(Records)
══════════════════════════════

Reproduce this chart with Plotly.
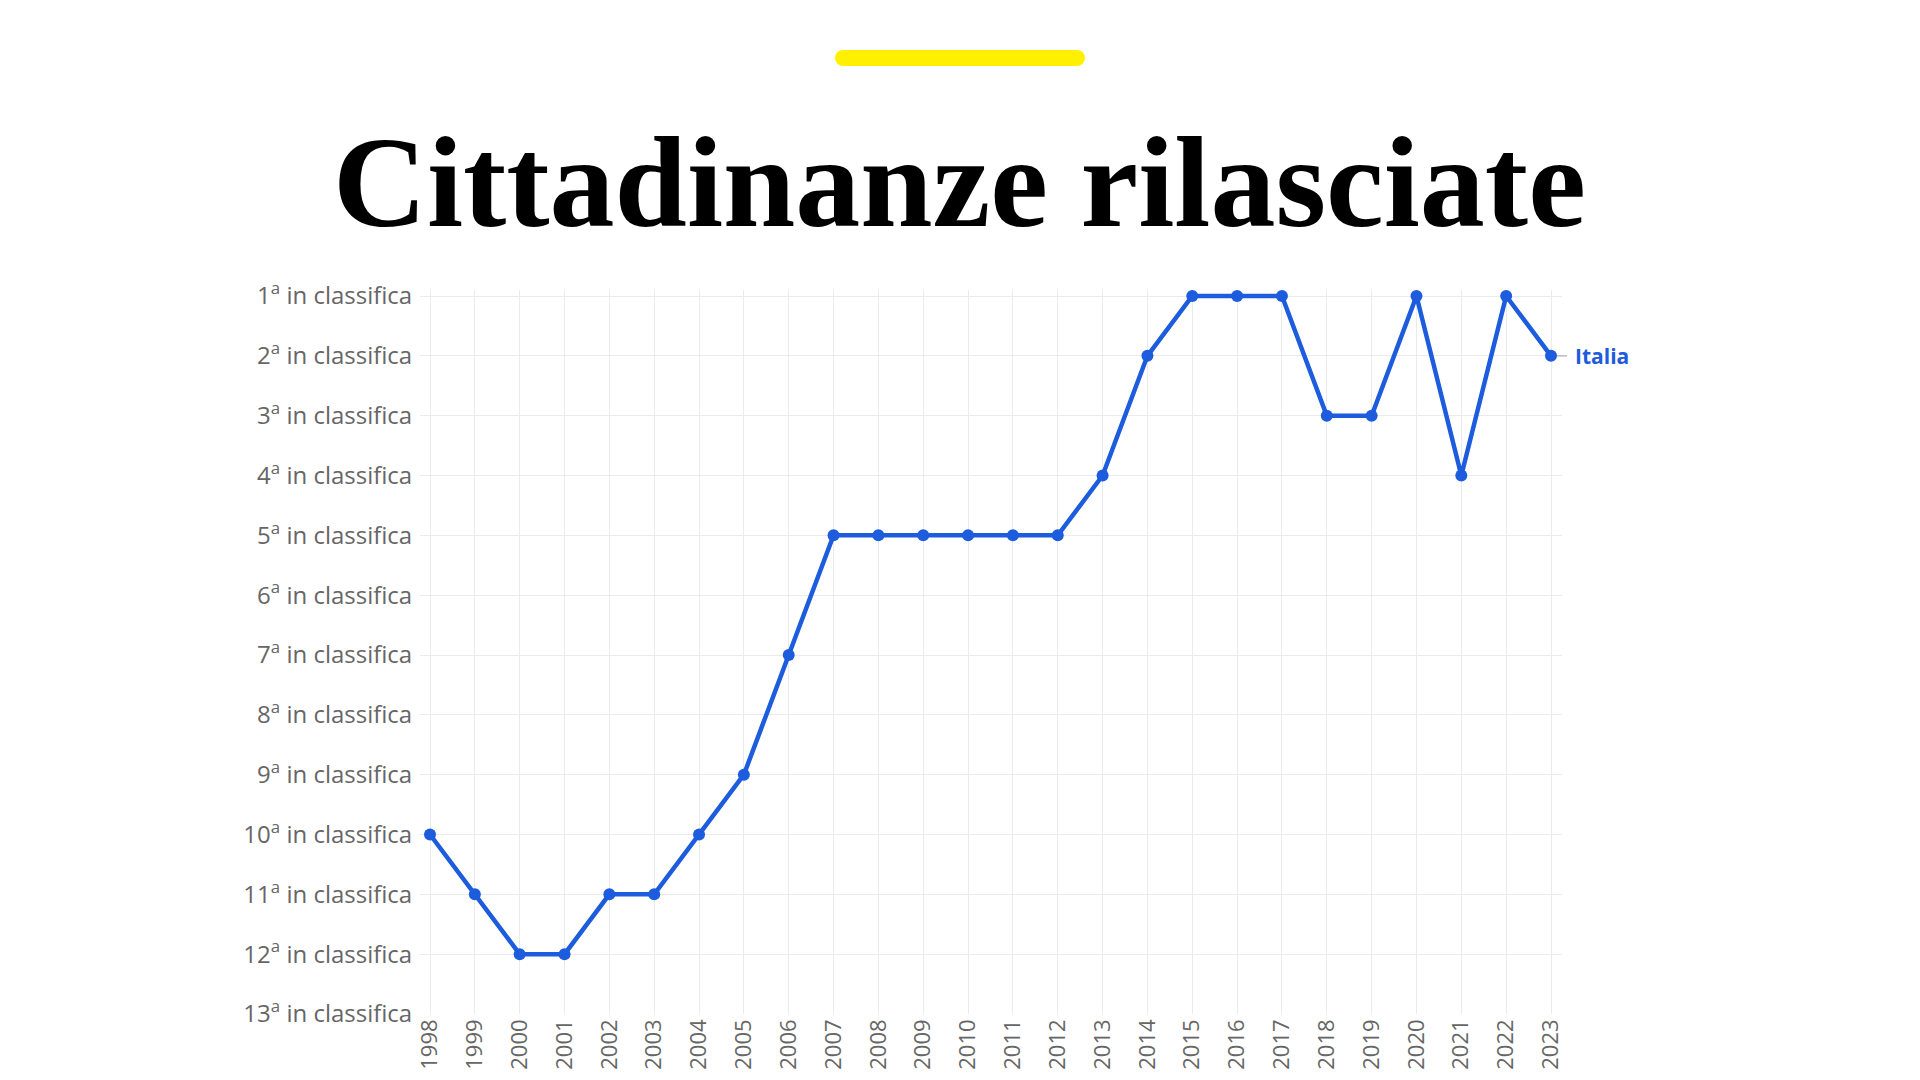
import plotly.graph_objects as go

years = list(range(1998, 2024))
rank = [10, 11, 12, 12, 11, 11, 10, 9, 7, 5, 5, 5, 5, 5, 5, 4, 2, 1, 1, 1, 3, 3, 1, 4, 1, 2]
rank_ticks = list(range(1, 14))
rank_labels = [f"{r}<sup>a</sup> in classifica" for r in rank_ticks]
title_text = "Cittadinanze rilasciate"
series_name = "Italia"

W, H = 1920, 1080
OFF = 8  # page body margin offset
PL, PR, PT, PB = 420 - OFF, 1562 - OFF, 290 - OFF, 1014 - OFF
PX_PER_YEAR = (1551 - 430) / 25.0
PX_PER_RANK = (1014 - 296) / 12.0


def fx(p):
    return (p - OFF - PL) / (PR - PL)


def fy(p):
    return (PB - (p - OFF)) / (PB - PT)


BLUE = "#1c5cdd"
GRID = "#ebebeb"
LABEL = "#666666"

fig = go.Figure()
fig.add_trace(go.Scatter(
    x=years, y=rank, mode="lines+markers", name=series_name,
    line=dict(color=BLUE, width=4.5),
    marker=dict(color=BLUE, size=12),
    cliponaxis=False, showlegend=False,
    hoverinfo="x+y",
))

x0 = 1998 - 10 / PX_PER_YEAR
x1 = 2023 + 11 / PX_PER_YEAR
ytop = 1 - 6 / PX_PER_RANK

fig.update_layout(
    width=W, height=H,
    margin=dict(l=PL, r=W - PR, t=PT, b=H - PB, pad=0),
    paper_bgcolor="white", plot_bgcolor="white",
    xaxis=dict(
        range=[x0, x1], tickmode="array", tickvals=years,
        ticktext=[str(y) for y in years],
        tickangle=-90, showgrid=True, gridcolor=GRID, gridwidth=1,
        zeroline=False, showline=False, ticks="",
        tickfont=dict(family="Open Sans", size=22, color=LABEL),
        fixedrange=True,
    ),
    yaxis=dict(
        range=[13, ytop], tickmode="array", tickvals=rank_ticks,
        ticktext=rank_labels, showgrid=True, gridcolor=GRID, gridwidth=1,
        zeroline=False, showline=False, ticks="outside", ticklen=2,
        tickcolor="rgba(0,0,0,0)",
        tickfont=dict(family="Open Sans", size=24, color=LABEL),
        fixedrange=True,
    ),
    font=dict(family="Open Sans"),
)

# yellow bar with rounded ends
YEL = "#FFF000"
bx0, bx1, by0, by1 = 835, 1085, 50, 66
r = (by1 - by0) / 2
fig.add_shape(type="rect", xref="paper", yref="paper",
              x0=fx(bx0 + r), x1=fx(bx1 - r), y0=fy(by1), y1=fy(by0),
              fillcolor=YEL, line=dict(width=0), layer="above")
fig.add_shape(type="circle", xref="paper", yref="paper",
              x0=fx(bx0), x1=fx(bx0 + 2 * r), y0=fy(by1), y1=fy(by0),
              fillcolor=YEL, line=dict(width=0), layer="above")
fig.add_shape(type="circle", xref="paper", yref="paper",
              x0=fx(bx1 - 2 * r), x1=fx(bx1), y0=fy(by1), y1=fy(by0),
              fillcolor=YEL, line=dict(width=0), layer="above")

# title
fig.add_annotation(
    text=f"<b>{title_text}</b>", xref="paper", yref="paper",
    x=fx(959), y=fy(182), xanchor="center", yanchor="middle",
    showarrow=False,
    font=dict(family="Liberation Serif", size=130, color="#000000"),
)

# series label
fig.add_shape(type="line", xref="paper", yref="y",
              x0=fx(1557), x1=fx(1567), y0=rank[-1], y1=rank[-1],
              line=dict(color="#bbbbbb", width=1.5))
fig.add_annotation(
    text=f"<b>{series_name}</b>", xref="paper", yref="y",
    x=fx(1573), y=rank[-1], xanchor="left", yanchor="middle",
    showarrow=False,
    font=dict(family="Open Sans", size=21, color=BLUE),
)

fig.write_html("out.html")
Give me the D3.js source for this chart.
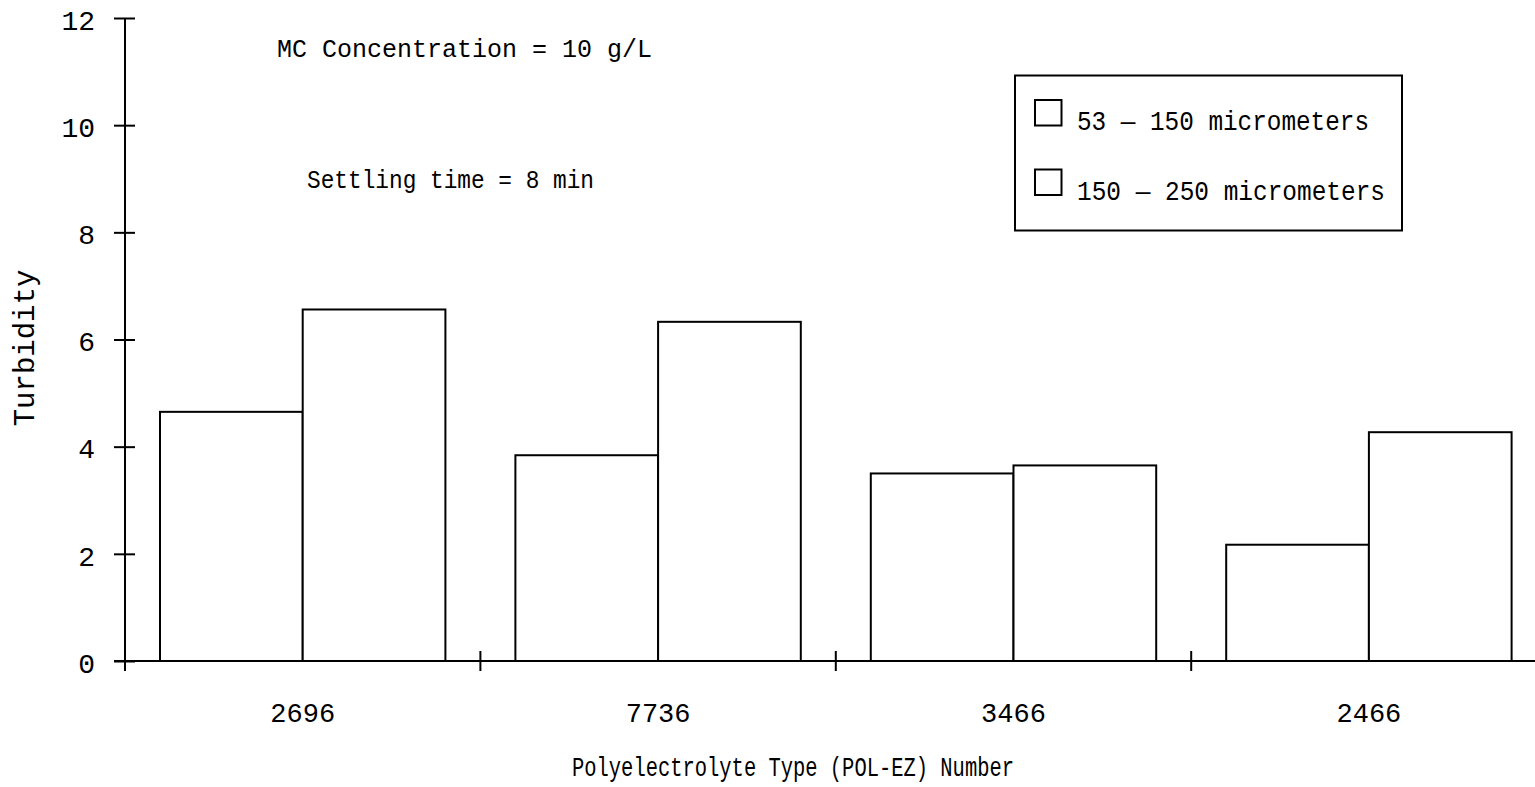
<!DOCTYPE html>
<html>
<head>
<meta charset="utf-8">
<script src="https://cdn.jsdelivr.net/npm/d3@7"></script>
<style>
  html, body { margin: 0; padding: 0; background: #fff; }
  svg text { font-family: "Liberation Mono", "Courier New", monospace; fill: #000; }
</style>
</head>
<body>
<script>
// Turbidity by polyelectrolyte type, two particle-size fractions
const categories = ["2696", "7736", "3466", "2466"];
const seriesNames = ["53 \u2014 150 micrometers", "150 \u2014 250 micrometers"];
const fine = [4.65, 3.84, 3.50, 2.17];     // 53-150 micrometers
const coarse = [6.56, 6.33, 3.65, 4.27];   // 150-250 micrometers
const yTicks = [0, 2, 4, 6, 8, 10, 12];

const W = 1535, H = 787;
const svg = d3.select("body").append("svg").attr("width", W).attr("height", H);

const x0 = 125, yBottom = 661, yTop = 18;
const step = 355.4;

const x = d3.scaleBand().domain(categories).range([x0, x0 + step * categories.length]).padding(0);
const xs = d3.scaleBand().domain(["fine", "coarse"]).range([35, x.bandwidth() - 35]).padding(0);
const y = d3.scaleLinear().domain([0, 12]).range([yBottom, yTop]);

const rows = categories.map((c, i) => ({ cat: c, values: [
  { key: "fine", v: fine[i] }, { key: "coarse", v: coarse[i] } ] }));

// bars
const g = svg.append("g");
g.selectAll("g.cat").data(rows).join("g")
  .attr("class", "cat")
  .attr("transform", d => `translate(${x(d.cat)},0)`)
  .selectAll("rect").data(d => d.values).join("rect")
  .attr("x", d => xs(d.key))
  .attr("y", d => y(d.v))
  .attr("width", xs.bandwidth())
  .attr("height", d => y(0) - y(d.v))
  .attr("fill", "#fff")
  .attr("stroke", "#000")
  .attr("stroke-width", 2);

// y axis
const yAxis = svg.append("g")
  .attr("transform", `translate(${x0},0)`)
  .call(d3.axisLeft(y).tickValues(yTicks).tickSize(0).tickPadding(30));
yAxis.select(".domain").remove();
yAxis.selectAll("text").attr("font-size", 28).attr("dy", "0.4em")
  .attr("font-family", "Liberation Mono, Courier New, monospace");
yAxis.selectAll(".tick").append("line")
  .attr("x1", -11).attr("x2", 10).attr("stroke", "#000").attr("stroke-width", 2);
svg.append("line").attr("x1", x0).attr("x2", x0).attr("y1", y(12)).attr("y2", yBottom)
  .attr("stroke", "#000").attr("stroke-width", 2);

// x axis
svg.append("line").attr("x1", x0 - 11).attr("x2", W).attr("y1", yBottom).attr("y2", yBottom)
  .attr("stroke", "#000").attr("stroke-width", 2);
svg.selectAll("line.xtick").data(categories).join("line")
  .attr("class", "xtick")
  .attr("x1", d => x(d)).attr("x2", d => x(d))
  .attr("y1", yBottom - 10).attr("y2", yBottom + 10)
  .attr("stroke", "#000").attr("stroke-width", 2);
svg.selectAll("text.xlab").data(categories).join("text")
  .attr("class", "xlab")
  .attr("x", d => x(d) + x.bandwidth() / 2)
  .attr("y", 722)
  .attr("text-anchor", "middle")
  .attr("font-size", 27)
  .text(d => d);

// axis titles
svg.append("text")
  .attr("x", 572).attr("y", 776)
  .attr("font-size", 27)
  .attr("textLength", 442).attr("lengthAdjust", "spacingAndGlyphs")
  .text("Polyelectrolyte Type (POL-EZ) Number");

svg.append("text")
  .attr("transform", "translate(33.5,348) rotate(-90)")
  .attr("text-anchor", "middle")
  .attr("font-size", 29)
  .text("Turbidity");

// annotations
svg.append("text")
  .attr("x", 277).attr("y", 57)
  .attr("font-size", 26)
  .attr("textLength", 375).attr("lengthAdjust", "spacingAndGlyphs")
  .text("MC Concentration = 10 g/L");
svg.append("text")
  .attr("x", 307).attr("y", 188)
  .attr("font-size", 26)
  .attr("textLength", 287).attr("lengthAdjust", "spacingAndGlyphs")
  .text("Settling time = 8 min");

// legend
const leg = svg.append("g");
leg.append("rect")
  .attr("x", 1015).attr("y", 75.5).attr("width", 387).attr("height", 155)
  .attr("fill", "#fff").attr("stroke", "#000").attr("stroke-width", 2);
const legLengths = [292, 308];
const legItems = leg.selectAll("g.item").data(seriesNames).join("g")
  .attr("class", "item")
  .attr("transform", (d, i) => `translate(0,${i * 69.5})`);
legItems.append("rect")
  .attr("x", 1035).attr("y", 100).attr("width", 26.5).attr("height", 25.5)
  .attr("fill", "#fff").attr("stroke", "#000").attr("stroke-width", 2);
legItems.append("text")
  .attr("x", 1077).attr("y", 130)
  .attr("font-size", 28)
  .attr("textLength", (d, i) => legLengths[i]).attr("lengthAdjust", "spacingAndGlyphs")
  .text(d => d);
</script>
</body>
</html>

══════════════════════════════

Exactly and only the lines from the top of the records down to the line containing "ytop = 1 - 6 / PX_PER_RANK" should be transcribed, please, without the pictures.

_Final result_
Reproduce this chart with Plotly.
import plotly.graph_objects as go

years = list(range(1998, 2024))
rank = [10, 11, 12, 12, 11, 11, 10, 9, 7, 5, 5, 5, 5, 5, 5, 4, 2, 1, 1, 1, 3, 3, 1, 4, 1, 2]
rank_ticks = list(range(1, 14))
rank_labels = [f"{r}<sup>a</sup> in classifica" for r in rank_ticks]
title_text = "Cittadinanze rilasciate"
series_name = "Italia"

W, H = 1920, 1080
OFF = 8  # page body margin offset
PL, PR, PT, PB = 420 - OFF, 1562 - OFF, 290 - OFF, 1014 - OFF
PX_PER_YEAR = (1551 - 430) / 25.0
PX_PER_RANK = (1014 - 296) / 12.0


def fx(p):
    return (p - OFF - PL) / (PR - PL)


def fy(p):
    return (PB - (p - OFF)) / (PB - PT)


BLUE = "#1c5cdd"
GRID = "#ebebeb"
LABEL = "#666666"

fig = go.Figure()
fig.add_trace(go.Scatter(
    x=years, y=rank, mode="lines+markers", name=series_name,
    line=dict(color=BLUE, width=4.5),
    marker=dict(color=BLUE, size=12),
    cliponaxis=False, showlegend=False,
    hoverinfo="x+y",
))

x0 = 1998 - 10 / PX_PER_YEAR
x1 = 2023 + 11 / PX_PER_YEAR
ytop = 1 - 6 / PX_PER_RANK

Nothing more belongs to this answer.